The fundamental issue is that when the people of Scotland determined their own future in the 2014 referendum and voted decisively to remain in the United Kingdom, the hon. Gentleman and his friends did not like the answer, and their position is to keep going—to challenge that result until they get what they want. But I have been very clear: this Government will not agree to another independence referendum before 2021.
That is absolutely the case, and the power grab myth has been deconstructed on many occasions. The reality, as we have heard in previous questions, is that significant powers on welfare and VAT are going to the Scottish Parliament, and the Scottish Government are asking for those powers to be delayed.

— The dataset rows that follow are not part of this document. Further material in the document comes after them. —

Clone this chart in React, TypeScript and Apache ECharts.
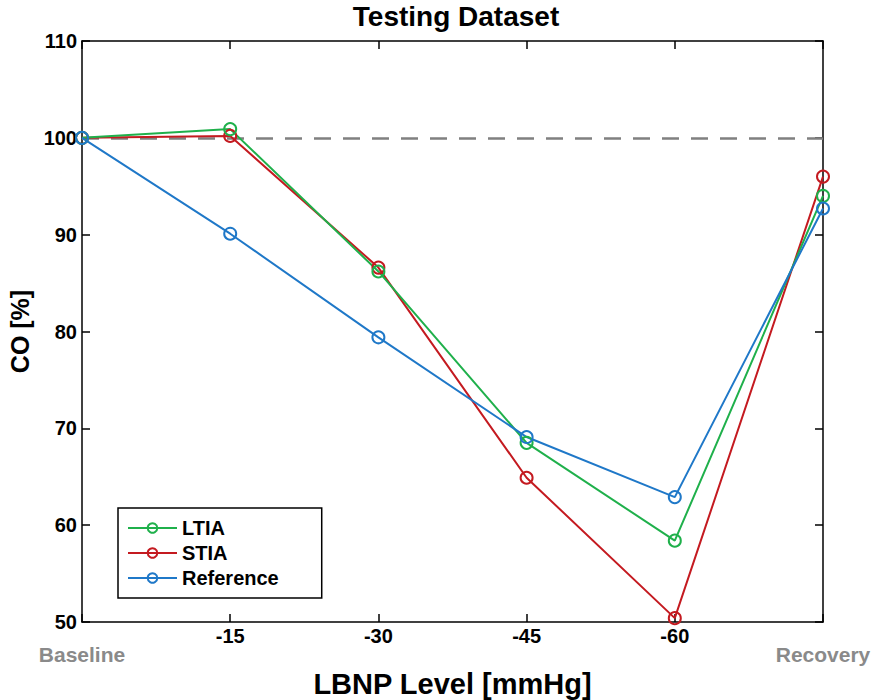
import React, { useEffect, useRef } from "react";
import * as echarts from "echarts";

const categories = ["Baseline", "-15", "-30", "-45", "-60", "Recovery"];
const ltia = [100, 100.9, 86.2, 68.5, 58.4, 94.0];
const stia = [100, 100.2, 86.6, 64.9, 50.4, 96.0];
const reference = [100, 90.1, 79.4, 69.1, 62.9, 92.7];
const yTicks = { min: 50, max: 110, interval: 10 };
const dashLevel = 100;

const FONT = "'Liberation Sans', Arial, Helvetica, sans-serif";
const GREEN = "#1fb04b";
const RED = "#c41a20";
const BLUE = "#1f78c8";

export default function App() {
  const ref = useRef<HTMLDivElement>(null);
  useEffect(() => {
    if (!ref.current) return;
    const chart = echarts.init(ref.current, undefined, { renderer: "svg" });
    const lineSeries = (name: string, data: number[], color: string, extra: any = {}) => ({
      name,
      type: "line",
      data,
      xAxisIndex: 0,
      yAxisIndex: 0,
      symbol: "circle",
      symbolSize: 12,
      showAllSymbol: true,
      lineStyle: { color, width: 2 },
      itemStyle: { color: "transparent", borderColor: color, borderWidth: 2 },
      emphasis: { disabled: true },
      ...extra,
    });
    const tickStyle = { show: true, inside: true, length: 8, lineStyle: { color: "#000", width: 1.5 } };
    const lineStyle = { show: true, lineStyle: { color: "#000", width: 1.5 } };
    chart.setOption({
      animation: false,
      backgroundColor: "#fff",
      title: {
        text: "Testing Dataset",
        left: 451,
        textAlign: "center",
        top: -3,
        textStyle: { fontFamily: FONT, fontWeight: "bold", fontSize: 28, color: "#000" },
      },
      grid: { left: 82, right: 50, top: 41, bottom: 78, containLabel: false, outerBoundsMode: "none" },
      legend: {
        data: ["LTIA", "STIA", "Reference"],
        orient: "vertical",
        left: 118,
        top: 508,
        itemWidth: 49,
        itemHeight: 12,
        itemGap: 5,
        padding: [10, 43, 10, 9],
        borderColor: "#000",
        borderWidth: 1.5,
        backgroundColor: "#fff",
        textStyle: { fontFamily: FONT, fontWeight: "bold", fontSize: 20, color: "#000" },
      },
      xAxis: [
        {
          type: "category",
          data: categories,
          boundaryGap: false,
          position: "bottom",
          name: "LBNP Level [mmHg]",
          nameLocation: "middle",
          nameGap: 44,
          nameTextStyle: { fontFamily: FONT, fontWeight: "bold", fontSize: 29, color: "#000" },
          axisLine: lineStyle,
          axisTick: { ...tickStyle, alignWithLabel: true },
          splitLine: { show: false },
          axisLabel: {
            interval: 0,
            margin: 4,
            formatter: (v: string) => (v === "Baseline" || v === "Recovery" ? `{g|${v}}` : `{b|${v}}`),
            rich: {
              b: { fontFamily: FONT, fontWeight: "bold", fontSize: 20, color: "#000" },
              g: { fontFamily: FONT, fontWeight: "bold", fontSize: 21, color: "#8a8a8a", padding: [18, 0, 0, 0] },
            },
          },
        },
        {
          type: "category",
          data: categories,
          boundaryGap: false,
          position: "top",
          axisLine: lineStyle,
          axisTick: { ...tickStyle, alignWithLabel: true },
          axisLabel: { show: false },
          splitLine: { show: false },
        },
      ],
      yAxis: [
        {
          type: "value",
          ...yTicks,
          position: "left",
          name: "CO [%]",
          nameLocation: "middle",
          nameGap: 50,
          nameTextStyle: { fontFamily: FONT, fontWeight: "bold", fontSize: 25, color: "#000" },
          axisLine: lineStyle,
          axisTick: tickStyle,
          splitLine: { show: false },
          axisLabel: { margin: 5, fontFamily: FONT, fontWeight: "bold", fontSize: 20, color: "#000" },
        },
        {
          type: "value",
          ...yTicks,
          position: "right",
          axisLine: lineStyle,
          axisTick: tickStyle,
          axisLabel: { show: false },
          splitLine: { show: false },
        },
      ],
      series: [
        lineSeries("STIA", stia, RED, {
          markLine: {
            silent: true,
            symbol: ["none", "none"],
            label: { show: false },
            lineStyle: { color: "#808080", type: [17, 12], width: 2.5 },
            data: [{ yAxis: dashLevel }],
            z: 1,
          },
        }),
        lineSeries("LTIA", ltia, GREEN),
        lineSeries("Reference", reference, BLUE),
      ],
    });
    return () => chart.dispose();
  }, []);
  return <div ref={ref} style={{ position: "absolute", left: 0, top: 0, width: 873, height: 700 }} />;
}
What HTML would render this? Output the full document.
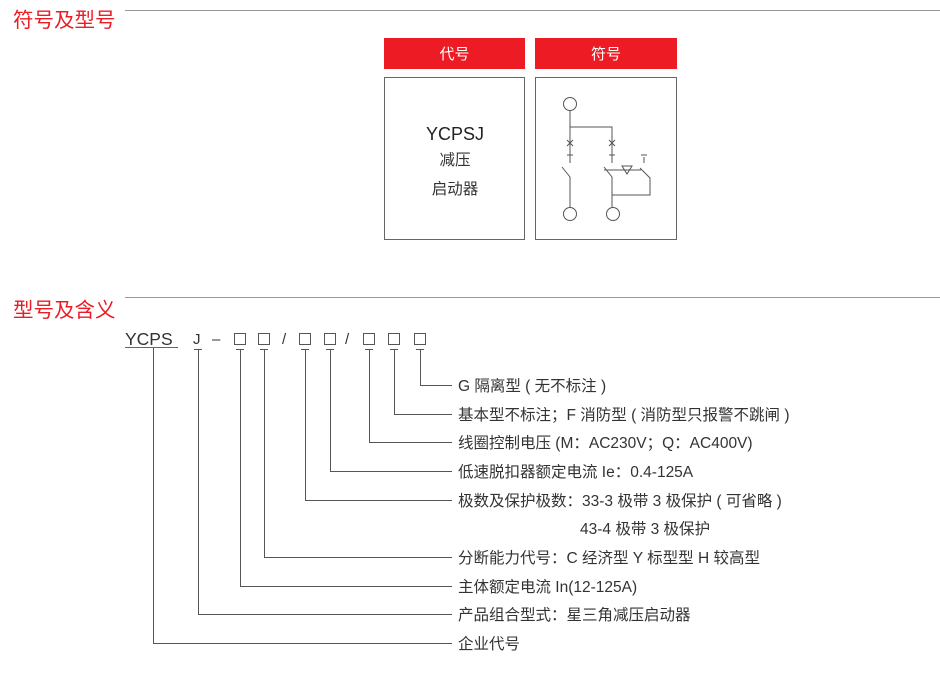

I share the Secretary of State’s sentiments in reflecting on the second decade of the Scottish Parliament. As someone who has served in both Parliaments he will be well aware of the importance of the Barnett formula, which is the financial mechanism that ensures that the resources of the UK are pooled and shared across each nation based on the needs of the population. In March the UK Government announced the stronger towns fund, which allocates £1.6 billion of funding for towns in England. However, no Barnett consequentials have been announced with respect to Scottish towns. So can the Secretary of State enlighten us on how much Scottish towns will receive from this fund, when they will receive it and who will administer the payments?